Fast forward to the 21st century; the world is awakening to pressing environmental issues due to the threat of climate change. Many of the booming urban centers are facing a housing crisis. As the economic and political systems keep shifting, so do people’s spatial aspirations and needs.
Particularly the last two decades experienced the unstoppable rise of minimalism. In architecture, it has been one of the most defining paradigms of this century thus far.
Micro-living, a movement characterized by making the most of the smallest possible spaces, increasingly appeals to minimalist frontiers. Especially as the rising property prices and booming urbanization strain the budgets, from New York to Shanghai, more people are moving to so-called “micro-apartments”.
Their sizes typically ranging between 22 and 40 square meters, micro-apartments often push the creative limits of interior design. They tend to be one-bedroom or studio apartments optimized for functionality and sustainability. The modern designs boast a more refined sense of style.

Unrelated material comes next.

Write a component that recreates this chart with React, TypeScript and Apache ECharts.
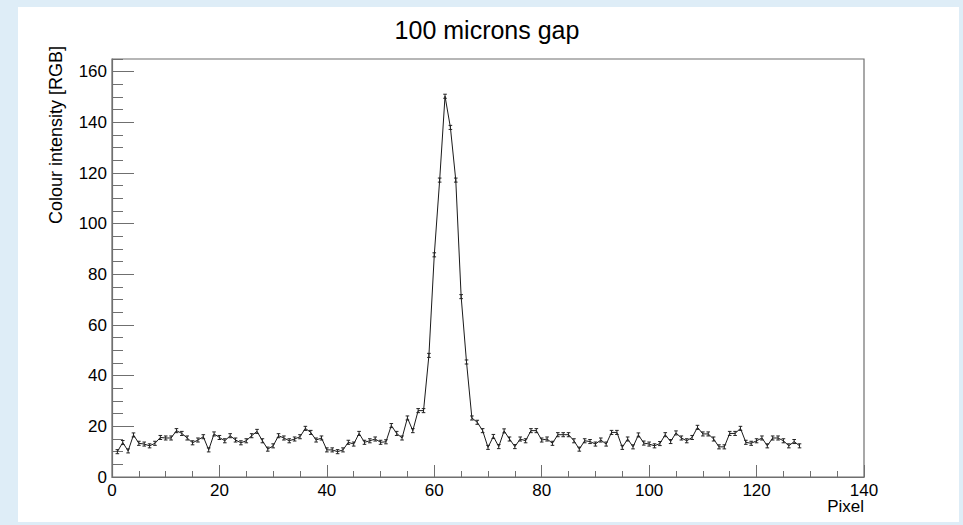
import React, { useEffect, useRef } from "react";
import * as echarts from "echarts";

const TITLE = "100 microns gap";
const X_NAME = "Pixel";
const Y_NAME = "Colour intensity [RGB]";
const X_MIN = 0;
const X_MAX = 140;
const X_STEP = 20;
const Y_MIN = 0;
const Y_MAX = 165;
const Y_STEP = 20;
const Y_MINOR_STEP = 5;
const FIRST_PIXEL = 1;
const ERROR = 0.8;

// colour intensity per pixel (pixels 1..128)
const INTENSITY = [
  10, 13.6, 10.3, 16.6, 13.3, 13, 12.3, 13.3, 15.6, 15.4,
  15.4, 18.3, 17.2, 15.4, 13.5, 14.6, 15.9, 10.7, 17, 15.6,
  14.3, 16.3, 14.6, 13.5, 14.3, 16.3, 18, 14.3, 11, 12.3,
  16.3, 15.4, 14.3, 15, 15.9, 19.2, 17.6, 14.6, 15.4, 10.7,
  10.7, 10, 10.7, 13.7, 13, 17.2, 13.7, 14.3, 15, 13.7,
  13.9, 20.3, 17.2, 15.4, 23.3, 18.3, 26.2, 26.2, 48, 87.7,
  117.2, 150.3, 138, 117.2, 71.2, 45.4, 23.3, 21.6, 18.3, 11.7,
  16, 12, 18.2, 15, 12, 15, 14.3, 18.3, 18.3, 14.6,
  15, 13.3, 16.7, 16.7, 16.7, 14.3, 11, 14.3, 14, 13,
  14.6, 13, 17.6, 17.6, 11.7, 15, 11.9, 16.6, 13.4, 13,
  12.3, 13.2, 16.7, 14, 17.4, 15.4, 14.3, 15.6, 19.6, 17,
  17, 15, 11.9, 11.9, 17.2, 17.2, 19.2, 13.7, 13.3, 14.3,
  15.4, 12.3, 15.4, 15.4, 14.3, 12.3, 14, 12.3,
];

const FONT = "'Liberation Sans', Arial, Helvetica, sans-serif";
const AXIS_COLOR = "#6f6f6f";

export default function App() {
  const ref = useRef<HTMLDivElement>(null);

  useEffect(() => {
    const chart = echarts.init(ref.current as HTMLDivElement, null, { renderer: "svg" });
    const points = INTENSITY.map((v, i) => [FIRST_PIXEL + i, v]);

    chart.setOption({
      animation: false,
      backgroundColor: "#deedf7",
      grid: {
        show: true,
        left: 112,
        top: 59,
        width: 752,
        height: 418,
        borderColor: AXIS_COLOR,
        borderWidth: 1.2,
        backgroundColor: "transparent",
      },
      graphic: [
        {
          type: "rect",
          z: -100,
          silent: true,
          shape: { x: 18, y: 7, width: 941, height: 515 },
          style: { fill: "#ffffff" },
        },
        {
          type: "text",
          x: 487,
          y: 30,
          style: {
            text: TITLE,
            fill: "#000",
            font: `25px ${FONT}`,
            textAlign: "center",
            textVerticalAlign: "middle",
            align: "center",
            verticalAlign: "middle",
          },
        },
        {
          type: "text",
          x: 56,
          y: 46,
          rotation: Math.PI / 2,
          style: {
            text: Y_NAME,
            fill: "#000",
            font: `18px ${FONT}`,
            textAlign: "right",
            textVerticalAlign: "middle",
            align: "right",
            verticalAlign: "middle",
          },
        },
        {
          type: "text",
          x: 864,
          y: 506,
          style: {
            text: X_NAME,
            fill: "#000",
            font: `17px ${FONT}`,
            textAlign: "right",
            textVerticalAlign: "middle",
            align: "right",
            verticalAlign: "middle",
          },
        },
      ],
      xAxis: {
        type: "value",
        min: X_MIN,
        max: X_MAX,
        interval: X_STEP,
        axisLine: { show: true, lineStyle: { color: AXIS_COLOR, width: 1.2 } },
        axisTick: { show: true, inside: true, length: 12, lineStyle: { color: AXIS_COLOR } },
        minorTick: { show: true, splitNumber: 4, length: 6, lineStyle: { color: AXIS_COLOR } },
        splitLine: { show: false },
        axisLabel: { color: "#000", fontSize: 17, fontFamily: FONT, margin: 5 },
      },
      yAxis: [
        {
          type: "value",
          position: "left",
          min: Y_MIN,
          max: Y_MAX,
          interval: Y_STEP,
          axisLine: { show: true, lineStyle: { color: AXIS_COLOR, width: 1.2 } },
          axisTick: { show: true, inside: true, length: 22, lineStyle: { color: AXIS_COLOR } },
          splitLine: { show: false },
          axisLabel: {
            color: "#000",
            fontSize: 17,
            fontFamily: FONT,
            margin: 5,
            showMaxLabel: false,
            formatter: (v: number) => (v % Y_STEP === 0 ? String(v) : ""),
          },
        },
        {
          type: "value",
          position: "left",
          min: Y_MIN,
          max: Y_MAX,
          interval: Y_MINOR_STEP,
          axisLine: { show: false },
          axisTick: { show: true, inside: true, length: 11, lineStyle: { color: AXIS_COLOR } },
          splitLine: { show: false },
          axisLabel: { show: false },
        },
      ],
      series: [
        {
          type: "line",
          data: points,
          yAxisIndex: 0,
          symbol: "none",
          lineStyle: { color: "#1a1a1a", width: 1 },
          z: 3,
        },
        {
          type: "custom",
          data: points,
          yAxisIndex: 0,
          encode: { x: 0, y: 1 },
          z: 4,
          renderItem: (_params: any, api: any) => {
            const x = api.value(0);
            const y = api.value(1);
            const lo = api.coord([x, y - ERROR]);
            const hi = api.coord([x, y + ERROR]);
            const c = 1.8;
            const style = { stroke: "#222", lineWidth: 1 };
            return {
              type: "group",
              children: [
                { type: "line", shape: { x1: lo[0], y1: lo[1], x2: hi[0], y2: hi[1] }, style },
                { type: "line", shape: { x1: lo[0] - c, y1: lo[1], x2: lo[0] + c, y2: lo[1] }, style },
                { type: "line", shape: { x1: hi[0] - c, y1: hi[1], x2: hi[0] + c, y2: hi[1] }, style },
              ],
            };
          },
        },
      ],
    });

    return () => chart.dispose();
  }, []);

  return (
    <div
      ref={ref}
      style={{ position: "absolute", left: 0, top: 0, width: 963, height: 525 }}
    />
  );
}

Micro-living quickly established itself in the psyche of global popular culture too: Hit shows like Tiny House Nation on Netflix or Never Too Small on YouTube garnered millions of views worldwide.

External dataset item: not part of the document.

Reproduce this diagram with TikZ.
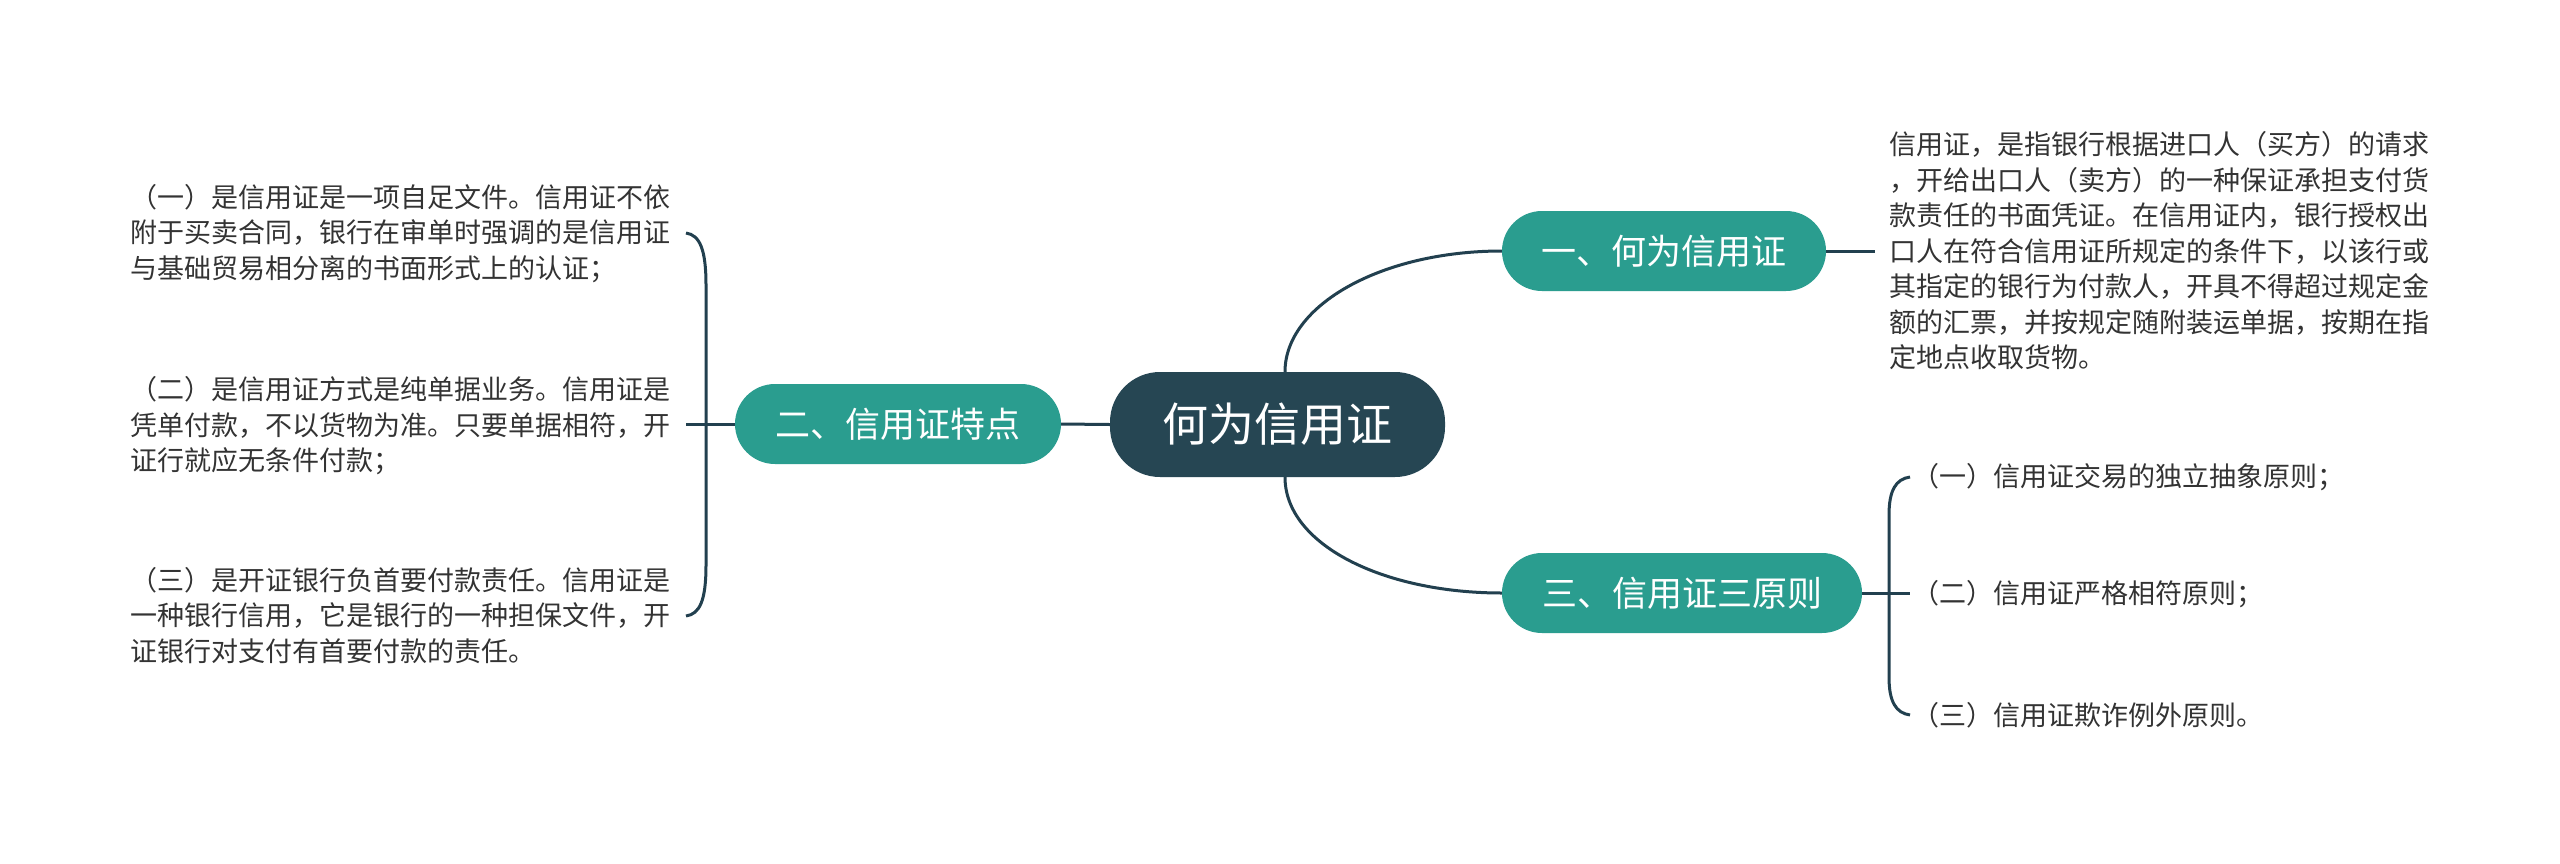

Micro-living is an architectural approach also favored by the minimalism-loving and tech-savvy millennials. There are currently almost 1,5 million posts on the visual networking platform Instagram tagged #tinyhouse. The ease in which micro-living already clung to a global conversation is a bellwether to a shift of culture.

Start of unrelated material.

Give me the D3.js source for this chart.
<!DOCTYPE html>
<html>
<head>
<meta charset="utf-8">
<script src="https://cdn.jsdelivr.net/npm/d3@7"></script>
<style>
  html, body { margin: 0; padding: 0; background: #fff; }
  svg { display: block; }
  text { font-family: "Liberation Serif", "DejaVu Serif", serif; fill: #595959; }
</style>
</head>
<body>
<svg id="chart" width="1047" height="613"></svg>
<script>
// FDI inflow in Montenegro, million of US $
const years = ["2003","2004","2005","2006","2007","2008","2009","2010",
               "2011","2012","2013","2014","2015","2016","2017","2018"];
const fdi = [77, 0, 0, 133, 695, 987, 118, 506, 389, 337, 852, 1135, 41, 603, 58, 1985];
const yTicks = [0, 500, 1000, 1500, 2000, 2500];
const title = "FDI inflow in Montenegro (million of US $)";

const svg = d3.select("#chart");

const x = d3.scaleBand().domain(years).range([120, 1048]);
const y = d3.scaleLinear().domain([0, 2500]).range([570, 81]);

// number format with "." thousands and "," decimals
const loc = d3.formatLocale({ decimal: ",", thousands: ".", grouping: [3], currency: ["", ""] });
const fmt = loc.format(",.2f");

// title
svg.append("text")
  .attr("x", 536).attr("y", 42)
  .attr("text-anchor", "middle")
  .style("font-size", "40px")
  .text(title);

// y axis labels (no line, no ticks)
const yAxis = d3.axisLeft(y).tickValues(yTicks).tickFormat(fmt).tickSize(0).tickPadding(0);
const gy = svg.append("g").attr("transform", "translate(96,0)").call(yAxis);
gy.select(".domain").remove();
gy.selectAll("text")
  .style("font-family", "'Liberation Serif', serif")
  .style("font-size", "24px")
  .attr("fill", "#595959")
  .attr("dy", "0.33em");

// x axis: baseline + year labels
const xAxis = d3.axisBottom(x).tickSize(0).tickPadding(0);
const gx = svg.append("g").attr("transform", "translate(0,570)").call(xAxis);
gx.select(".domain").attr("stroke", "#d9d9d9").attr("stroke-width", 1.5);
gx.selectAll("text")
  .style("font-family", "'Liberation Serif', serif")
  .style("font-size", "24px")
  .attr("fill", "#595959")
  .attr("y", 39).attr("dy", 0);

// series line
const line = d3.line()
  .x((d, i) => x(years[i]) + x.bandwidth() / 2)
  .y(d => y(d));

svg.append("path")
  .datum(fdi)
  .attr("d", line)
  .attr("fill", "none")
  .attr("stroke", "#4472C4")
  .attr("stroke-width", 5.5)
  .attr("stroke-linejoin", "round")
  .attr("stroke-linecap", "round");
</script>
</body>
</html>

How Will Micro Living Affect Construction?
Hence, micro-living is not a micro-trend or a new real estate buzzword.
With the accelerating environmental concerns and booming population, millions around the world need creative spatial solutions to make the most of their resources. The growing affection towards micro-living is among the manifestations of this global tide.
Some urban planners hail micro-living as the future of city life, as a sustainable, connected, and people-centric solution.
Particularly in dense and high-cost urban centers like Hong Kong or San Francisco, the demand for micro-apartments is soaring. In some parts of the world, the supply doesn’t meet the demand.
Living a large life in the space of up to 40 square meters might suit everyone’s housing needs. However, the micro-apartment firmly established itself as an emerging real estate market.
The rising demand for micro-apartments will likely be among an ecosystem of solutions urban centers need to accommodate rising populations efficiently.